YOUR TASK. Copy the data precisely, character for character, and leave out every picture.

DATASET SECTION.
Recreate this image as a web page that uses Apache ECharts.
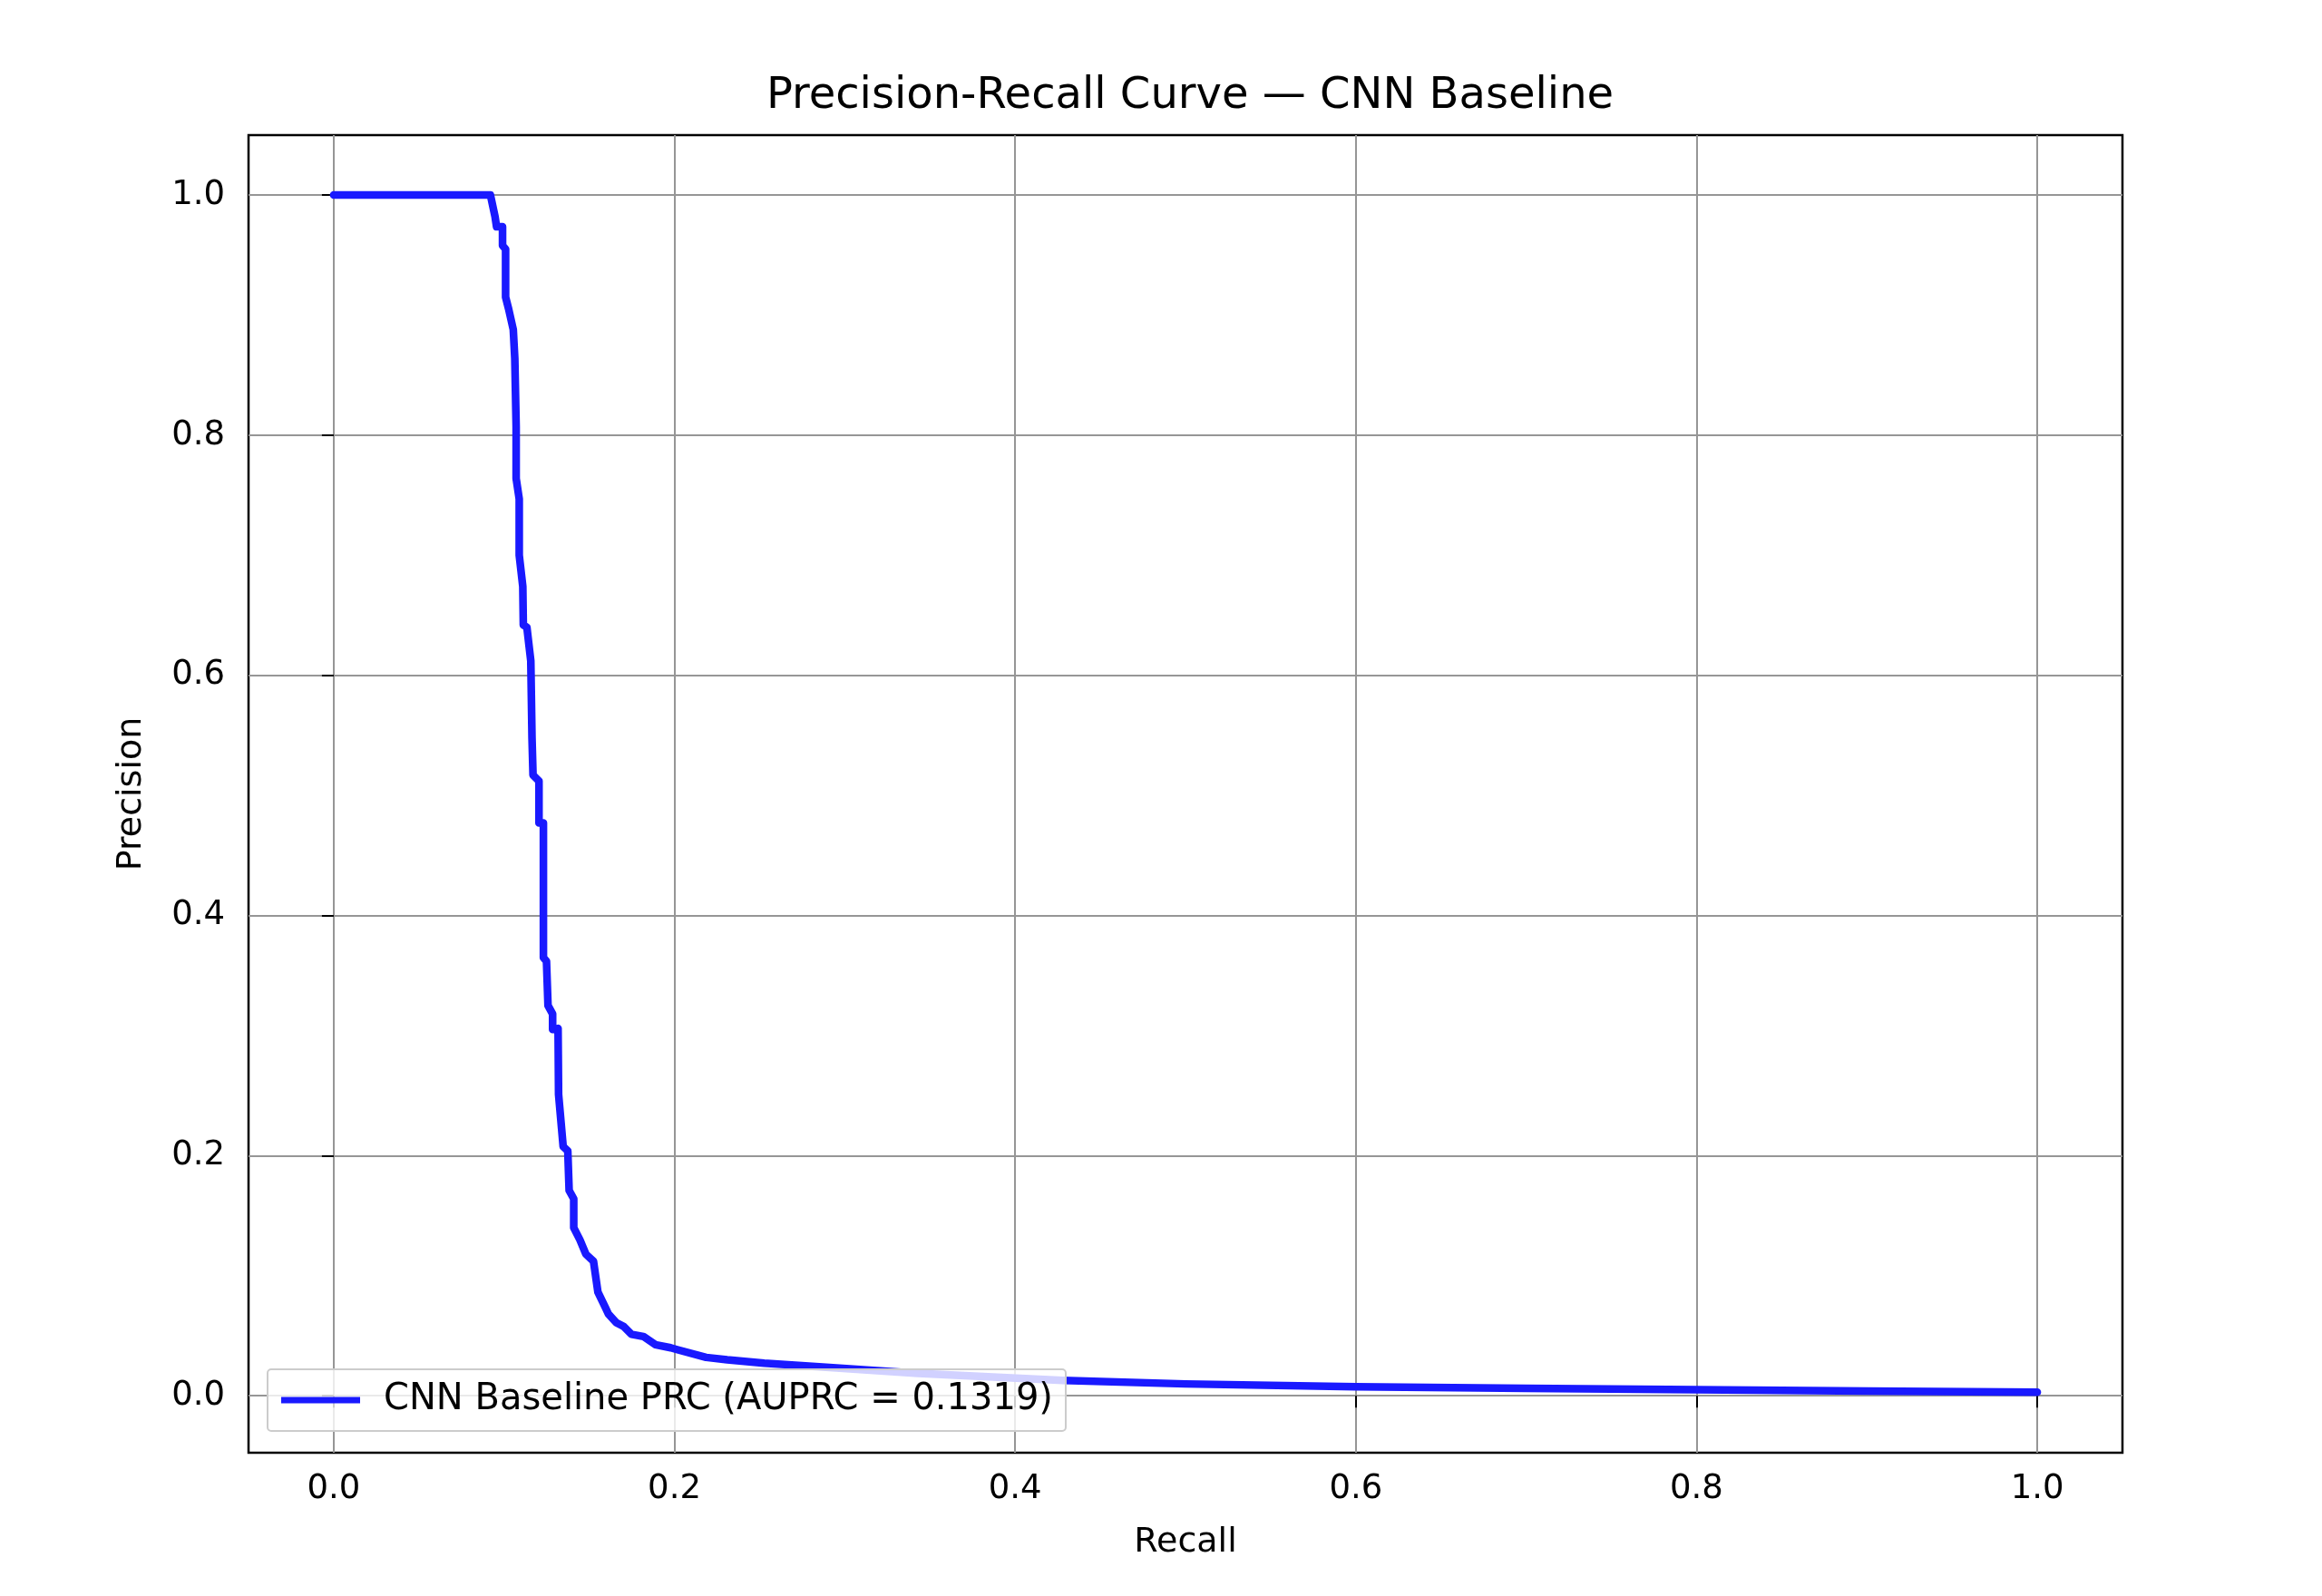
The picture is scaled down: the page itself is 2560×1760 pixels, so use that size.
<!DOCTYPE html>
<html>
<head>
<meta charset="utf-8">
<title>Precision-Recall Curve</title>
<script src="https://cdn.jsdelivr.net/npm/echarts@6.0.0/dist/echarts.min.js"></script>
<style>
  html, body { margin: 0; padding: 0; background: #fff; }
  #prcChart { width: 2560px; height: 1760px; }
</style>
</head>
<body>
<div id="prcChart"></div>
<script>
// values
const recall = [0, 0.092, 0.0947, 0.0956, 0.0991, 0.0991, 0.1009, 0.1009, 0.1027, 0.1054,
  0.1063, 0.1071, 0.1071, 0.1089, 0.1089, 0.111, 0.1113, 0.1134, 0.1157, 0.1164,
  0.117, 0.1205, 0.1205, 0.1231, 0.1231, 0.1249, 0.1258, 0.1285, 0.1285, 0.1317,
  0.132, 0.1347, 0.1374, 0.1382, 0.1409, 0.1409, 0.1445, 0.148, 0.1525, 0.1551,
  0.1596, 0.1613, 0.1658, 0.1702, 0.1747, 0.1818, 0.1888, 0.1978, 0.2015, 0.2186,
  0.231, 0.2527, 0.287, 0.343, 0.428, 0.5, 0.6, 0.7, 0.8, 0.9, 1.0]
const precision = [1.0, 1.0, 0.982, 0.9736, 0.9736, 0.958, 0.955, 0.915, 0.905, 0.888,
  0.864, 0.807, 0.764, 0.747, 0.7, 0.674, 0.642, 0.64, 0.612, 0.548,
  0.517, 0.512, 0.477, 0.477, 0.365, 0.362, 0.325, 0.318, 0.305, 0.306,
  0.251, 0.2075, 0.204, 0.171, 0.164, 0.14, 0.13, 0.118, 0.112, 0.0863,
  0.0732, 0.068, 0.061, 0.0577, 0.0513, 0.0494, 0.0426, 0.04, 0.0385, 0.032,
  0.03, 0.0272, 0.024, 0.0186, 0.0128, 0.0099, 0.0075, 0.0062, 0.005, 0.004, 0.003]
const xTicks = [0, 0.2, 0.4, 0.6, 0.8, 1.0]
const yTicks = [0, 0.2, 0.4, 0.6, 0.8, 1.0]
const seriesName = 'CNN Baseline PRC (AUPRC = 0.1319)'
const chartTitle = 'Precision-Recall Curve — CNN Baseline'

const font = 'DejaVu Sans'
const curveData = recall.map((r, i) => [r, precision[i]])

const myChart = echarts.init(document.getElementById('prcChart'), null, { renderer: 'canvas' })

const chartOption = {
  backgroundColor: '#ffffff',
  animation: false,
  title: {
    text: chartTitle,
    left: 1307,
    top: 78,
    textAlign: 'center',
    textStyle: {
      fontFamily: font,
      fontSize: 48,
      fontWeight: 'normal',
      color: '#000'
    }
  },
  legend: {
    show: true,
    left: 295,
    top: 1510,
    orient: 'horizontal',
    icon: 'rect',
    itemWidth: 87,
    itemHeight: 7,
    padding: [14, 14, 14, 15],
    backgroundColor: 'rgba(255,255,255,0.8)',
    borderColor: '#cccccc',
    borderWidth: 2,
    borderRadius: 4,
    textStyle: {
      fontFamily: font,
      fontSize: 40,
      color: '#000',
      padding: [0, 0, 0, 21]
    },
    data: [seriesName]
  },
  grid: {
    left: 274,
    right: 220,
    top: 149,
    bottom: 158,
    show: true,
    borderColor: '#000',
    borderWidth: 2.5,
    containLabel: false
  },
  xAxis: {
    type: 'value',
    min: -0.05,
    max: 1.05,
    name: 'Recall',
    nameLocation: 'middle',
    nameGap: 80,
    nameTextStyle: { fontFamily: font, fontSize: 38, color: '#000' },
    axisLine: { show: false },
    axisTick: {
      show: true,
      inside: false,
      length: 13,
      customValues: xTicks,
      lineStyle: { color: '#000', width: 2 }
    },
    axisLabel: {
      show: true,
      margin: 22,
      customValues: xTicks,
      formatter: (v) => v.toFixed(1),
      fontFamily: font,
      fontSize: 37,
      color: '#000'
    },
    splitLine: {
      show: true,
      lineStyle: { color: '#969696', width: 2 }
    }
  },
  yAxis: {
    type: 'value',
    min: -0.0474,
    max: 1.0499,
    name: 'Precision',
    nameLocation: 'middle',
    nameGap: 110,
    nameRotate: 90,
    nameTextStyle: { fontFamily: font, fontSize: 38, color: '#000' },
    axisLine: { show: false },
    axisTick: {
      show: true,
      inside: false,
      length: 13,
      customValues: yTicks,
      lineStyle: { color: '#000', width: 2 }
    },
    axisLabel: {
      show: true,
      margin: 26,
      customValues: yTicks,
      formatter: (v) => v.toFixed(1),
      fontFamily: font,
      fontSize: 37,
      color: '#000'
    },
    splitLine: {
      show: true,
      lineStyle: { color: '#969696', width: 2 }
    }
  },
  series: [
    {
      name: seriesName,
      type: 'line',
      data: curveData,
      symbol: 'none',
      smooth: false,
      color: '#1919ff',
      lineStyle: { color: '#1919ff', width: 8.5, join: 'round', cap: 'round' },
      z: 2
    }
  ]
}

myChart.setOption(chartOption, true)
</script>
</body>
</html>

SOLUTION FOR THIS TASK.
Recreate this image as a web page that uses Apache ECharts.
The picture is scaled down: the page itself is 2560×1760 pixels, so use that size.
<!DOCTYPE html>
<html>
<head>
<meta charset="utf-8">
<title>Precision-Recall Curve</title>
<script src="https://cdn.jsdelivr.net/npm/echarts@6.0.0/dist/echarts.min.js"></script>
<style>
  html, body { margin: 0; padding: 0; background: #fff; }
  #prcChart { width: 2560px; height: 1760px; }
</style>
</head>
<body>
<div id="prcChart"></div>
<script>
// values
const recall = [0, 0.092, 0.0947, 0.0956, 0.0991, 0.0991, 0.1009, 0.1009, 0.1027, 0.1054,
  0.1063, 0.1071, 0.1071, 0.1089, 0.1089, 0.111, 0.1113, 0.1134, 0.1157, 0.1164,
  0.117, 0.1205, 0.1205, 0.1231, 0.1231, 0.1249, 0.1258, 0.1285, 0.1285, 0.1317,
  0.132, 0.1347, 0.1374, 0.1382, 0.1409, 0.1409, 0.1445, 0.148, 0.1525, 0.1551,
  0.1596, 0.1613, 0.1658, 0.1702, 0.1747, 0.1818, 0.1888, 0.1978, 0.2015, 0.2186,
  0.231, 0.2527, 0.287, 0.343, 0.428, 0.5, 0.6, 0.7, 0.8, 0.9, 1.0]
const precision = [1.0, 1.0, 0.982, 0.9736, 0.9736, 0.958, 0.955, 0.915, 0.905, 0.888,
  0.864, 0.807, 0.764, 0.747, 0.7, 0.674, 0.642, 0.64, 0.612, 0.548,
  0.517, 0.512, 0.477, 0.477, 0.365, 0.362, 0.325, 0.318, 0.305, 0.306,
  0.251, 0.2075, 0.204, 0.171, 0.164, 0.14, 0.13, 0.118, 0.112, 0.0863,
  0.0732, 0.068, 0.061, 0.0577, 0.0513, 0.0494, 0.0426, 0.04, 0.0385, 0.032,
  0.03, 0.0272, 0.024, 0.0186, 0.0128, 0.0099, 0.0075, 0.0062, 0.005, 0.004, 0.003]
const xTicks = [0, 0.2, 0.4, 0.6, 0.8, 1.0]
const yTicks = [0, 0.2, 0.4, 0.6, 0.8, 1.0]
const seriesName = 'CNN Baseline PRC (AUPRC = 0.1319)'
const chartTitle = 'Precision-Recall Curve — CNN Baseline'

const font = 'DejaVu Sans'
const curveData = recall.map((r, i) => [r, precision[i]])

const myChart = echarts.init(document.getElementById('prcChart'), null, { renderer: 'canvas' })

const chartOption = {
  backgroundColor: '#ffffff',
  animation: false,
  title: {
    text: chartTitle,
    left: 1307,
    top: 78,
    textAlign: 'center',
    textStyle: {
      fontFamily: font,
      fontSize: 48,
      fontWeight: 'normal',
      color: '#000'
    }
  },
  legend: {
    show: true,
    left: 295,
    top: 1510,
    orient: 'horizontal',
    icon: 'rect',
    itemWidth: 87,
    itemHeight: 7,
    padding: [14, 14, 14, 15],
    backgroundColor: 'rgba(255,255,255,0.8)',
    borderColor: '#cccccc',
    borderWidth: 2,
    borderRadius: 4,
    textStyle: {
      fontFamily: font,
      fontSize: 40,
      color: '#000',
      padding: [0, 0, 0, 21]
    },
    data: [seriesName]
  },
  grid: {
    left: 274,
    right: 220,
    top: 149,
    bottom: 158,
    show: true,
    borderColor: '#000',
    borderWidth: 2.5,
    containLabel: false
  },
  xAxis: {
    type: 'value',
    min: -0.05,
    max: 1.05,
    name: 'Recall',
    nameLocation: 'middle',
    nameGap: 80,
    nameTextStyle: { fontFamily: font, fontSize: 38, color: '#000' },
    axisLine: { show: false },
    axisTick: {
      show: true,
      inside: false,
      length: 13,
      customValues: xTicks,
      lineStyle: { color: '#000', width: 2 }
    },
    axisLabel: {
      show: true,
      margin: 22,
      customValues: xTicks,
      formatter: (v) => v.toFixed(1),
      fontFamily: font,
      fontSize: 37,
      color: '#000'
    },
    splitLine: {
      show: true,
      lineStyle: { color: '#969696', width: 2 }
    }
  },
  yAxis: {
    type: 'value',
    min: -0.0474,
    max: 1.0499,
    name: 'Precision',
    nameLocation: 'middle',
    nameGap: 110,
    nameRotate: 90,
    nameTextStyle: { fontFamily: font, fontSize: 38, color: '#000' },
    axisLine: { show: false },
    axisTick: {
      show: true,
      inside: false,
      length: 13,
      customValues: yTicks,
      lineStyle: { color: '#000', width: 2 }
    },
    axisLabel: {
      show: true,
      margin: 26,
      customValues: yTicks,
      formatter: (v) => v.toFixed(1),
      fontFamily: font,
      fontSize: 37,
      color: '#000'
    },
    splitLine: {
      show: true,
      lineStyle: { color: '#969696', width: 2 }
    }
  },
  series: [
    {
      name: seriesName,
      type: 'line',
      data: curveData,
      symbol: 'none',
      smooth: false,
      color: '#1919ff',
      lineStyle: { color: '#1919ff', width: 8.5, join: 'round', cap: 'round' },
      z: 2
    }
  ]
}

myChart.setOption(chartOption, true)
</script>
</body>
</html>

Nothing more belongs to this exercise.